The Speech
This is more or less the speech I give to every lover as we embark on a new relationship. I know it isn’t romantic, but I’ve found that, at the end of a relationship, it’s easier if you were up front about everything at the beginning. Fewer recriminations, fewer hard feelings. Everyone has a right to know what they’re getting themselves into, and for people who’ve never loved an alcoholic, there’s just no way for them to understand it, but I want to do the best I can. This is my attempt to explain before they find themselves trapped with me.
This isn’t a memorized speech, and I don’t carry it around on a card in my wallet. It changes as situations change. This isn’t something I quote verbatim. It is merely the spirit of what I’m trying to say. If you’re an alcoholic, incidentally, feel free to use your own version.

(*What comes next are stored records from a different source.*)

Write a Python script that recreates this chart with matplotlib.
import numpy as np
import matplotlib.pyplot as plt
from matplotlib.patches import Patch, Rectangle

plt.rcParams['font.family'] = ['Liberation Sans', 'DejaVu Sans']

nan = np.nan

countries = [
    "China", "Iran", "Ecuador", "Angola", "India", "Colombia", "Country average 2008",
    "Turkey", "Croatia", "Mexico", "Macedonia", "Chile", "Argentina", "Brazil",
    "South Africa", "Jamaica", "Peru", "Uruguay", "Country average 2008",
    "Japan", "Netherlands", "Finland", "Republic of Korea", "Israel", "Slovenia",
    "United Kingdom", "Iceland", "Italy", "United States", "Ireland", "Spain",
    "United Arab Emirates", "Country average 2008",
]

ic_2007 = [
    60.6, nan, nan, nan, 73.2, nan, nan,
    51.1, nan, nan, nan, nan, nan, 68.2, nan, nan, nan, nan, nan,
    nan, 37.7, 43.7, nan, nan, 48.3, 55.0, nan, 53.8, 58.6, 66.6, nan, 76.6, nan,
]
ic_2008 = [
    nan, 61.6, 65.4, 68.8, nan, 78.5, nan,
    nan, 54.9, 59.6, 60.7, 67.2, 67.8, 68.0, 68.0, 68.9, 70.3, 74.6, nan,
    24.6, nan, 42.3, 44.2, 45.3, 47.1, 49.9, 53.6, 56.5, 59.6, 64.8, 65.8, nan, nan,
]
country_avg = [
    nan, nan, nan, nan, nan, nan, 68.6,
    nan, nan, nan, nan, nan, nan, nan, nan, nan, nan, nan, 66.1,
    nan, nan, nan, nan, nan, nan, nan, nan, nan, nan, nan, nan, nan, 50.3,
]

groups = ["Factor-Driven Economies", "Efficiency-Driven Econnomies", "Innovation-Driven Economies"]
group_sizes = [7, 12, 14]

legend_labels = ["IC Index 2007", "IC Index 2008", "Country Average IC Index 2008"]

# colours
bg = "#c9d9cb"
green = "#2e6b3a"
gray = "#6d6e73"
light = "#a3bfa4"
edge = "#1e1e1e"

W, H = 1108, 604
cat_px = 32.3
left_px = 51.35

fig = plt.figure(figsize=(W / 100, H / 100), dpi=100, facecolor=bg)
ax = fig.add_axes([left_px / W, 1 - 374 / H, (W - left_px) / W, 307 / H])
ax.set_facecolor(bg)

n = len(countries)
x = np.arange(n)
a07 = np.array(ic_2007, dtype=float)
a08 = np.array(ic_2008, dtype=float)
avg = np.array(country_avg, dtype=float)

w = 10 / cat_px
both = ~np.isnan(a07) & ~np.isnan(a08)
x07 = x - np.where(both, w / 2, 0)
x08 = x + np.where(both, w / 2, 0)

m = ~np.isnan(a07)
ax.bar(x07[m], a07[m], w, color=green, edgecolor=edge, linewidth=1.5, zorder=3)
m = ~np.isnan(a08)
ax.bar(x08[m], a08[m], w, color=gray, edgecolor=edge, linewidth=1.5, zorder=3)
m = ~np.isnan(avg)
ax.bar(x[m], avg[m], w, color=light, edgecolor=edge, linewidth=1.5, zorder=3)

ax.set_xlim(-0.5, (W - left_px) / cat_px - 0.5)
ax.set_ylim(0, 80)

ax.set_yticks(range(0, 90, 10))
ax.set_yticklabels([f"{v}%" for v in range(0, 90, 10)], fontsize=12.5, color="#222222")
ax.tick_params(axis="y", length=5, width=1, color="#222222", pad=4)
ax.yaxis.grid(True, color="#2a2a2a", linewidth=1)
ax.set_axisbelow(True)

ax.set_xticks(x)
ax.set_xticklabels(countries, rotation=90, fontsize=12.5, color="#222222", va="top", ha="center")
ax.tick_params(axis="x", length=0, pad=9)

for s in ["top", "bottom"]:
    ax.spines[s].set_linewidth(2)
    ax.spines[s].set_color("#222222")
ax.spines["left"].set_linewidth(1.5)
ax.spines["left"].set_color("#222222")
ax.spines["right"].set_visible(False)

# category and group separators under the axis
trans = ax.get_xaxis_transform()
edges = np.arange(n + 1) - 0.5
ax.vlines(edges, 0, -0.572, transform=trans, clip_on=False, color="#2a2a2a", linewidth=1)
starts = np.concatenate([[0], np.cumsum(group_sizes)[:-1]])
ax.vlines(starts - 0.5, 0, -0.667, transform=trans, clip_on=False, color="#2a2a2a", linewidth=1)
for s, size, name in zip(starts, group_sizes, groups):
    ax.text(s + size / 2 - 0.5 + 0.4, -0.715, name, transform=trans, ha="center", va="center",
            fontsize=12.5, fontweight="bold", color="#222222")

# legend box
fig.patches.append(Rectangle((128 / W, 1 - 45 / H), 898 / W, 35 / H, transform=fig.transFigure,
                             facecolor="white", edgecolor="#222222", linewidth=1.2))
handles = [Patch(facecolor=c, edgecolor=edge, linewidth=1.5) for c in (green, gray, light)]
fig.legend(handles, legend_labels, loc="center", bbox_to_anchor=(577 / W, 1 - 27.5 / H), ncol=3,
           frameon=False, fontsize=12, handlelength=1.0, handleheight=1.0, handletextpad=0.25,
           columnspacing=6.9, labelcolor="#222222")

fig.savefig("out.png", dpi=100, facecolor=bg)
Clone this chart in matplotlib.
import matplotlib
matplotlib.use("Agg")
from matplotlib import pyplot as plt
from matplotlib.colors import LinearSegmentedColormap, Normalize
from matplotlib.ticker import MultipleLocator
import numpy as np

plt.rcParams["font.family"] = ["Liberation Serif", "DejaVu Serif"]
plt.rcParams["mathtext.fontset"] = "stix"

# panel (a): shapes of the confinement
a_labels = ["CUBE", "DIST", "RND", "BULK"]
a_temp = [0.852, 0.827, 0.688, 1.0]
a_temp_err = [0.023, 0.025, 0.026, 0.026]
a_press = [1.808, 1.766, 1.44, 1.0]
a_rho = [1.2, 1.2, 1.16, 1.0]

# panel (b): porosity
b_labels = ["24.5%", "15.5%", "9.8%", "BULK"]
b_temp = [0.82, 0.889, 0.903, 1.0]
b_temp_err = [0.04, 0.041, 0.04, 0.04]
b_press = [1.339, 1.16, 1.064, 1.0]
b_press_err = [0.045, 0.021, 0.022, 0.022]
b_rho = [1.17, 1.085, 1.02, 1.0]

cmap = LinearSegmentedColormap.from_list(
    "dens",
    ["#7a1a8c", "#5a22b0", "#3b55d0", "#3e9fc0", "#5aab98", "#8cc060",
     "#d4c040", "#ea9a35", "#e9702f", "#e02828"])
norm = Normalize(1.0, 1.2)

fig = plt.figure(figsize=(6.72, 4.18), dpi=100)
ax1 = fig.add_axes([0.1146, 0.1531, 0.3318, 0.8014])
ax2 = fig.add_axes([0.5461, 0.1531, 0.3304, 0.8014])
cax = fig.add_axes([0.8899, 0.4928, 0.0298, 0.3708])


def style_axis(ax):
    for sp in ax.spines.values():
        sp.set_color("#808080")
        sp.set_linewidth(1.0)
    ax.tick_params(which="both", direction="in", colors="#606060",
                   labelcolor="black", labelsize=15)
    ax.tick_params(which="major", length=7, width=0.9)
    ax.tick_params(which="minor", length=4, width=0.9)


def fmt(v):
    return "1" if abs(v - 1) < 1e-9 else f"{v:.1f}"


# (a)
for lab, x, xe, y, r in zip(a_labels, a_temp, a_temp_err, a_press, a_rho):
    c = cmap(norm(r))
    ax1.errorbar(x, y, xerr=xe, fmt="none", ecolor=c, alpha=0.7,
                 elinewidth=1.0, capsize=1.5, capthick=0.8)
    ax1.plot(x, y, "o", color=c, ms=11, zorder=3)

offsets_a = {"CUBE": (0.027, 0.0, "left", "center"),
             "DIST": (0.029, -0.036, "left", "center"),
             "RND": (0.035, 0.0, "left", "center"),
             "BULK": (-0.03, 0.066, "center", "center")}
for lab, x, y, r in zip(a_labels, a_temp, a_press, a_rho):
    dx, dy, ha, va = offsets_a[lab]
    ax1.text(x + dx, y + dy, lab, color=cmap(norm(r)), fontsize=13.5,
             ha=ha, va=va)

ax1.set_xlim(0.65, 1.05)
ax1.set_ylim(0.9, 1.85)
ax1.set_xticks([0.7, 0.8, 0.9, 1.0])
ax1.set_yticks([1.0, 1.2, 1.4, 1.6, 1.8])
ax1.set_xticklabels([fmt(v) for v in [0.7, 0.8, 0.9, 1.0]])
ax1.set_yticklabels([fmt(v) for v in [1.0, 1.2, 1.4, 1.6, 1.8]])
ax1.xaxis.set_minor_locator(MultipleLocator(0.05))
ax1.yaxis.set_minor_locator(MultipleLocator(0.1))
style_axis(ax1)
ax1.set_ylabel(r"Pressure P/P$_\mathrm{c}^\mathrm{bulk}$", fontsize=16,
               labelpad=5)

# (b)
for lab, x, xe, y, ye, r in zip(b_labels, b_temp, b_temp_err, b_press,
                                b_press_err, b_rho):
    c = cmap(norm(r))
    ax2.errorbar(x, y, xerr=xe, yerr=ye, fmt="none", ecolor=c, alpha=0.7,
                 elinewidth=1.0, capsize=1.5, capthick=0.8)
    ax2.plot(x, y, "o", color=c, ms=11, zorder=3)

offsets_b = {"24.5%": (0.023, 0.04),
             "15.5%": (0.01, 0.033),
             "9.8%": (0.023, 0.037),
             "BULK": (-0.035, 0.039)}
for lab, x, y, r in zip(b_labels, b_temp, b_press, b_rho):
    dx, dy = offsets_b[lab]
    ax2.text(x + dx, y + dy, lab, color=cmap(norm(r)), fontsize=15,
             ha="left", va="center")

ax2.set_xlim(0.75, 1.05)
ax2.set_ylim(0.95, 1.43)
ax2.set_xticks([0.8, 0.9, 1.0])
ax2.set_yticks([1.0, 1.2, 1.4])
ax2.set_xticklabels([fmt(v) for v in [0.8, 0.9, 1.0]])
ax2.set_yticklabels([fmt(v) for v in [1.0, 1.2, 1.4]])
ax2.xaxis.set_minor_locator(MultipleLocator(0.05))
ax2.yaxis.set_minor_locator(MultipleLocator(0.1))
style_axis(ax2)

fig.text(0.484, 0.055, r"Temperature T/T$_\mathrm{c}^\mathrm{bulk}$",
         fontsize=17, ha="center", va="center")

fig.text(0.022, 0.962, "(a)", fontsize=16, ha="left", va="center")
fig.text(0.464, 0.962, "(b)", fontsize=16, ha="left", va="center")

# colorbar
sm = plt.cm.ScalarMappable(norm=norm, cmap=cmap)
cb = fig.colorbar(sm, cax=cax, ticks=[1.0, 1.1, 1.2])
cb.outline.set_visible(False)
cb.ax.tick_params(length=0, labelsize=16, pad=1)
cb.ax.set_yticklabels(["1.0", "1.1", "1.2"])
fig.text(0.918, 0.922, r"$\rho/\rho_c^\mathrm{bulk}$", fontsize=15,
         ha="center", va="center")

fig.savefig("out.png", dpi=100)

I originally published this in “Joey,” posted on 12 May, 2005.
* * * * * * *
I am an alcoholic. You think you know that. I must tell you, though, that you don’t understand what it means to live with an alcoholic, to love someone like me. It isn’t funny. It isn’t like Otis on The Andy Griffith Show or Dudley Moore in Arthur or a character in an old Red Skelton routine. It’s hard and ugly and lonely. I want you to know that before anything happens. You’ll never be in danger. I’ll never harm you, or go wild and start destroying your stuff. I’ll just wear you out. I won’t want to, but I will. I will never “grow up.” You and I will never relocate to the suburbs, never buy a house, never raise a family. I am not capable of these things, and will never be. And the day will eventually come when you’ll say to me, “It’s either me or the booze.” This is what I want you understand: this is who I am. I’ve never changed for anyone else, and I won’t change for you. So, when that day comes, when you say those words, I want you to remember this talk and know that I will not be making a decision. That decision had been made long before you and I ever met. The decision being made on that day will be yours alone: that you cannot live like this anymore. I won’t hate you, or yell at you, or try to change your mind, because I will know that you are right, and knowing that will make no difference to me at all. And whatever you think now, however tough or radical or self-sacrificing you are, or think you are, that day is inevitable. I can see it from here; I know that you can’t, but it’s there, a far-off shadow on the horizon. I want you to prepare yourself for that.